One pastor called for the manifestation of God to be known. Others prayed that we can move forward from this place in peace. Then a young, Latina woman in a t-shirt and shorts asserted herself in the crowd of black and white clergy in suits and tribal gowns, and I thought, “Here comes the presence of God.”

Then God spoke through her about the need to recognize each other as created in the image of God. God spoke through her as she claimed this moment as an opportunity for reunion and healing for the fractured Body of Christ which is the church.
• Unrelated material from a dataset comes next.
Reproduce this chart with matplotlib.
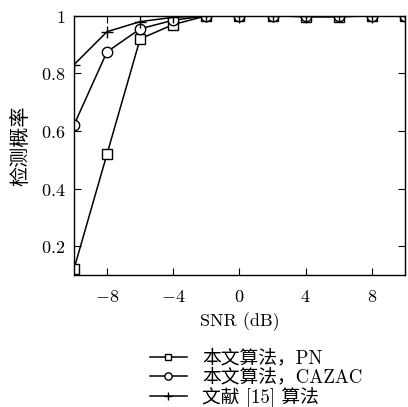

That’s what the peace of God looks and sounds like, folks. It looks and sounds like someone who does not look and sound like me or you becoming part of the conversation about how we can be the hands and feet of Christ.

In the letter to the Ephesians, we are told that God has put hostility to death, yet somehow we seem to keep resurrecting it. The answer will never be found in the leveraging of power. It will only come when we can be built upon Christ as the cornerstone of our faith.

Then we will be built into a Spiritual Dwelling Place without walls or programs or preachers, but instead made of hands that offer healing and hope in the midst of the moral failings of our institutions. Then there will be no doubt in what God has done for us through Christ, and there will be no doubt in what we must do for one another in response to the love and mercy we have received.

Then we will make disciples of all nations and baptize them in the name of the Creator, Redeemer, and Sustainer of all that is, was, and shall be – not through our good and right Reformed Theology but through our good and right response to the love we have received – and all to the glory of God!